Your case choice will last you a lifetime. Coolmaster was also my choice. HAF series. Dead quiet. Lots of air flow.

These also have the option for water cooling kits. 


Power supply. As big as your budget will allow. 500W+ Another possible lifetime buy. Easy to replace with a good case.


Memory, pick a good brand name. Make sure it's on the motherboards recommended list. 


Buy from some place with a good RMA policy. NewEgg was my vendor of choice. 


CPU choice, Intel vs AMD, changes. Review the latest reports from Toms hardware and see which is leading the pack. This will impact you motherboard choice. Most quality vendors provide motherboards for both.


Hypertreading, make sure that the motherboard BIOS supports this. Most modern one do.


Extending this a bit into accessories. An external SATA case with drive for backup. Hot swappable. Relatively inexpensive. You can recycle an old drive for a backup device.   


More than one monitor if your desktop can handle it. Work flow can be drastically improved with multimonitor. The only drawback is it's really hard to go back to one.
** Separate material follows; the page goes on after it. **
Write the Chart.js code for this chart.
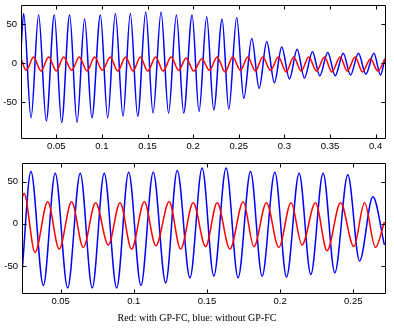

CPU speeds are reaching their physical limits. More core and as fast as your budget allows.


Last, talk with the other graphic artist and see what they like or don't like about their setup.


GPU's come with sticker shock if you get the latest and greatest. Budget and need drives this choice. 


Keep posting your questions. We may not have the answers but some one in our community does.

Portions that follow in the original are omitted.